## What to work on
Take the lines from the top down to and including the one with "const borderCol = 'rgb(38,98,138)';" and repeat them exactly. Omit images.

## Information shown
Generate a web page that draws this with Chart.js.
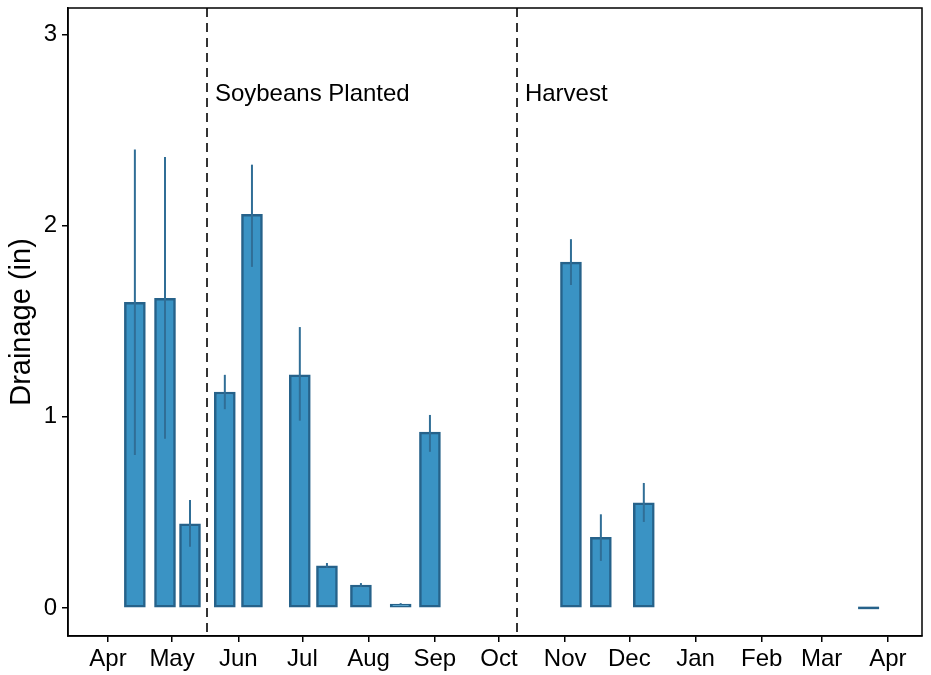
<!DOCTYPE html>
<html>
<head>
<meta charset="utf-8">
<script src="https://cdn.jsdelivr.net/npm/chart.js@4"></script>
<style>
html,body{margin:0;padding:0;background:#fff;}
#wrap{width:931px;height:675px;position:relative;}
</style>
</head>
<body>
<div id="wrap"><canvas id="c" width="931" height="675"></canvas></div>
<script>
// Days since April 1
const barDays = [12.6, 26.7, 38.4, 54.7, 67.4, 89.8, 102.5, 118.4, 137, 150.7, 216.7, 230.7, 250.8, 356];
const drainage = [1.60, 1.62, 0.44, 1.13, 2.06, 1.22, 0.22, 0.12, 0.02, 0.92, 1.81, 0.37, 0.55, 0];
const errLow  = [0.80, 0.885, 0.32, 1.04, 1.785, 0.98, 0.21, 0.11, 0.015, 0.817, 1.69, 0.246, 0.45, 0];
const errHigh = [2.40, 2.36, 0.565, 1.22, 2.32, 1.47, 0.235, 0.13, 0.025, 1.01, 1.93, 0.49, 0.654, 0];
const monthTicks = [0, 30, 61, 91, 122, 153, 183, 214, 244, 275, 306, 334, 365];
const monthLabels = ['Apr','May','Jun','Jul','Aug','Sep','Oct','Nov','Dec','Jan','Feb','Mar','Apr'];
const yTicks = [0, 1, 2, 3];
const eventDays = [46.3, 191.4];
const eventLabels = ['Soybeans Planted', 'Harvest'];

const FONT = 'Liberation Sans, Arial, sans-serif';
const fillCol = 'rgb(58,147,196)';
const borderCol = 'rgb(38,98,138)';

const extras = {
  id: 'extras',
  afterDatasetsDraw(chart) {
    const ctx = chart.ctx, x = chart.scales.x, y = chart.scales.y, a = chart.chartArea;
    ctx.save();
    const meta = chart.getDatasetMeta(0);
    ctx.strokeStyle = borderCol; ctx.lineWidth = 2.5;
    drainage.forEach((v, i) => {
      if (v === 0) {
        const el = meta.data[i];
        const px = x.getPixelForValue(barDays[i]), py = y.getPixelForValue(0);
        const w = el.width;
        ctx.beginPath(); ctx.moveTo(px - w/2, py); ctx.lineTo(px + w/2, py); ctx.stroke();
      }
    });
    ctx.strokeStyle = 'rgb(48,110,150)'; ctx.lineWidth = 2;
    barDays.forEach((d, i) => {
      if (errHigh[i] === errLow[i]) return;
      const px = x.getPixelForValue(d);
      ctx.beginPath();
      ctx.moveTo(px, y.getPixelForValue(errLow[i]));
      ctx.lineTo(px, y.getPixelForValue(errHigh[i]));
      ctx.stroke();
    });
    ctx.strokeStyle = '#333'; ctx.lineWidth = 2; ctx.setLineDash([9, 6]);
    eventDays.forEach((d) => {
      const px = Math.round(x.getPixelForValue(d));
      ctx.beginPath(); ctx.moveTo(px, a.top); ctx.lineTo(px, a.bottom); ctx.stroke();
    });
    ctx.setLineDash([]);
    ctx.fillStyle = '#000'; ctx.font = '24px ' + FONT; ctx.textBaseline = 'middle'; ctx.textAlign = 'left';
    eventDays.forEach((d, i) => {
      const px = x.getPixelForValue(d);
      ctx.fillText(eventLabels[i], px + 8, y.getPixelForValue(2.69));
    });
    ctx.strokeStyle = '#000'; ctx.lineWidth = 1.5;
    ctx.strokeRect(a.left, a.top, a.right - a.left, a.bottom - a.top);
    ctx.restore();
  }
};

new Chart(document.getElementById('c'), {
  type: 'bar',
  data: {
    datasets: [{
      data: barDays.map((d, i) => ({ x: d, y: drainage[i] })),
      backgroundColor: fillCol,
      borderColor: borderCol,
      borderWidth: 2.5,
      borderSkipped: false,
      barThickness: 21
    }]
  },
  options: {
    responsive: false,
    animation: false,
    layout: { padding: { left: 0, right: 9, top: 8, bottom: 0 } },
    plugins: { legend: { display: false }, tooltip: { enabled: false } },
    scales: {
      x: {
        type: 'linear',
        offset: false,
        min: -18.7, max: 381,
        afterBuildTicks(s) { s.ticks = monthTicks.map(v => ({ value: v })); },
        afterFit(s) { s.height = 39; s.paddingLeft = 0; s.paddingRight = 0; },
        ticks: {
          autoSkip: false, maxRotation: 0, color: '#000', padding: 3,
          font: { size: 24, family: FONT },
          callback(v) { const i = monthTicks.indexOf(v); return i >= 0 ? monthLabels[i] : ''; }
        },
        grid: { offset: false, drawOnChartArea: false, color: '#000', tickLength: 6, lineWidth: 1.5 },
        border: { color: '#000', width: 1.5 }
      },
      y: {
        min: -0.147, max: 3.14,
        afterBuildTicks(s) { s.ticks = yTicks.map(v => ({ value: v })); },
        afterFit(s) { s.width = 68; s.paddingTop = 0; s.paddingBottom = 0; },
        ticks: { color: '#000', padding: 5, font: { size: 24, family: FONT } },
        grid: { drawOnChartArea: false, color: '#000', tickLength: 6, lineWidth: 1.5 },
        border: { color: '#000', width: 1.5 },
        title: { display: true, text: 'Drainage (in)', color: '#000', font: { size: 29, family: FONT }, padding: { top: 5, bottom: 0 } }
      }
    }
  },
  plugins: [extras]
});
</script>
</body>
</html>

## Solution to this task
Generate a web page that draws this with Chart.js.
<!DOCTYPE html>
<html>
<head>
<meta charset="utf-8">
<script src="https://cdn.jsdelivr.net/npm/chart.js@4"></script>
<style>
html,body{margin:0;padding:0;background:#fff;}
#wrap{width:931px;height:675px;position:relative;}
</style>
</head>
<body>
<div id="wrap"><canvas id="c" width="931" height="675"></canvas></div>
<script>
// Days since April 1
const barDays = [12.6, 26.7, 38.4, 54.7, 67.4, 89.8, 102.5, 118.4, 137, 150.7, 216.7, 230.7, 250.8, 356];
const drainage = [1.60, 1.62, 0.44, 1.13, 2.06, 1.22, 0.22, 0.12, 0.02, 0.92, 1.81, 0.37, 0.55, 0];
const errLow  = [0.80, 0.885, 0.32, 1.04, 1.785, 0.98, 0.21, 0.11, 0.015, 0.817, 1.69, 0.246, 0.45, 0];
const errHigh = [2.40, 2.36, 0.565, 1.22, 2.32, 1.47, 0.235, 0.13, 0.025, 1.01, 1.93, 0.49, 0.654, 0];
const monthTicks = [0, 30, 61, 91, 122, 153, 183, 214, 244, 275, 306, 334, 365];
const monthLabels = ['Apr','May','Jun','Jul','Aug','Sep','Oct','Nov','Dec','Jan','Feb','Mar','Apr'];
const yTicks = [0, 1, 2, 3];
const eventDays = [46.3, 191.4];
const eventLabels = ['Soybeans Planted', 'Harvest'];

const FONT = 'Liberation Sans, Arial, sans-serif';
const fillCol = 'rgb(58,147,196)';
const borderCol = 'rgb(38,98,138)';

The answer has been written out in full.